The million dollar question (literally)
The big story of the day for all Claphams yummy mummys is undoubtedly the news that the education system for 11-14 year old’s to be shaken up.
“Useless” EU languages are going to be scrapped in favour of economically more fruitful ones like Arabic, Urdu and Mandarin.
Brilliant. I’ve always wanted to learn Mandarin, and besides I never use my French anyway.
But seeing as we’re on the topic of economically useful subjects, here’s one that really gets me:
Why were we never taught money at school?
As I flounder in a panic-stricken state, smothered by the giant pillow of £22,000 debt beneath a 13-tog* duvet of rising interest rates and an exploding property market I’m wishing I got told how to manage my money instead of being taught William Blake was a mentalist.
I have little idea of loans, APR, taxes and I only discovered there was such a thing as a credit rating and that failing one is bad news….when I failed one.

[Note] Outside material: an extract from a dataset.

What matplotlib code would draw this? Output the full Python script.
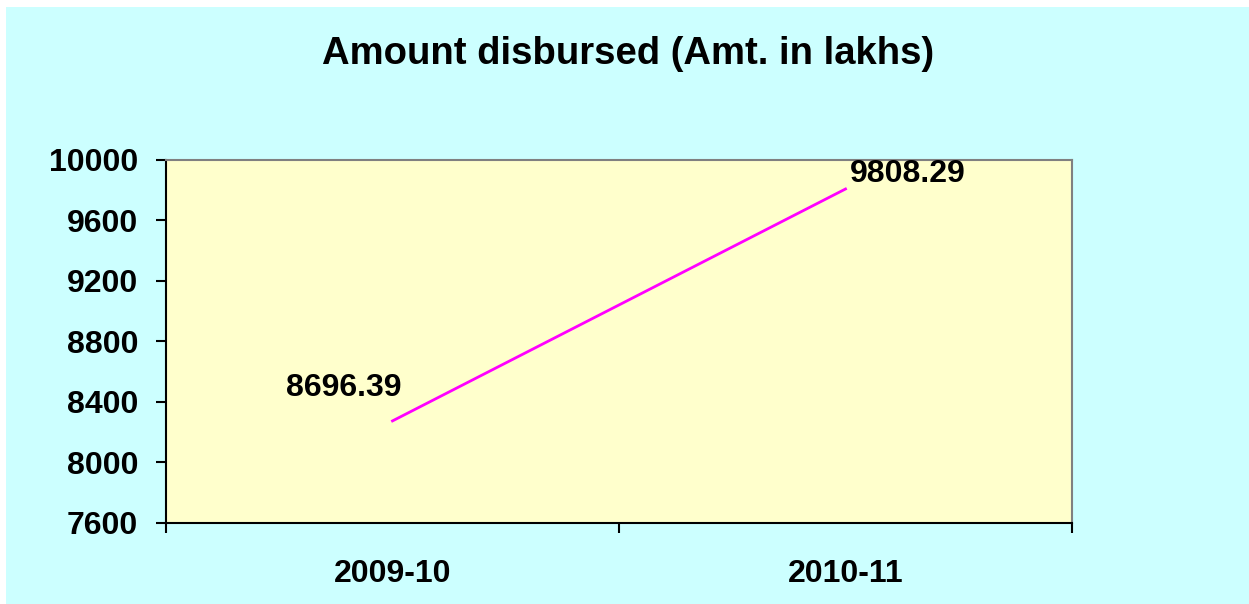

Cheers for that one education.
And clearly I’m not the only one. Personal insolvency in the UK went up by a whopping 59% last year. In 2006 a record 107,000 thousand people were declared bankrupt and probably now live on a diet of cat food and cardboard, like me.
The government moans and blames the banks. But successive education ministers have been too proud to look at themselves – schools are to blame, not banks. Well, banks are a little too.
So great, teach kids Mandarin, and Urdu and Elvish, whatever. But why the hell aren’t we taught how to manage our money in a world where money’s everything?
It’s the million dollar question.
* you need to have worked a summer selling people duvets to know that 13 tog is a really thick duvet that you have when its cold.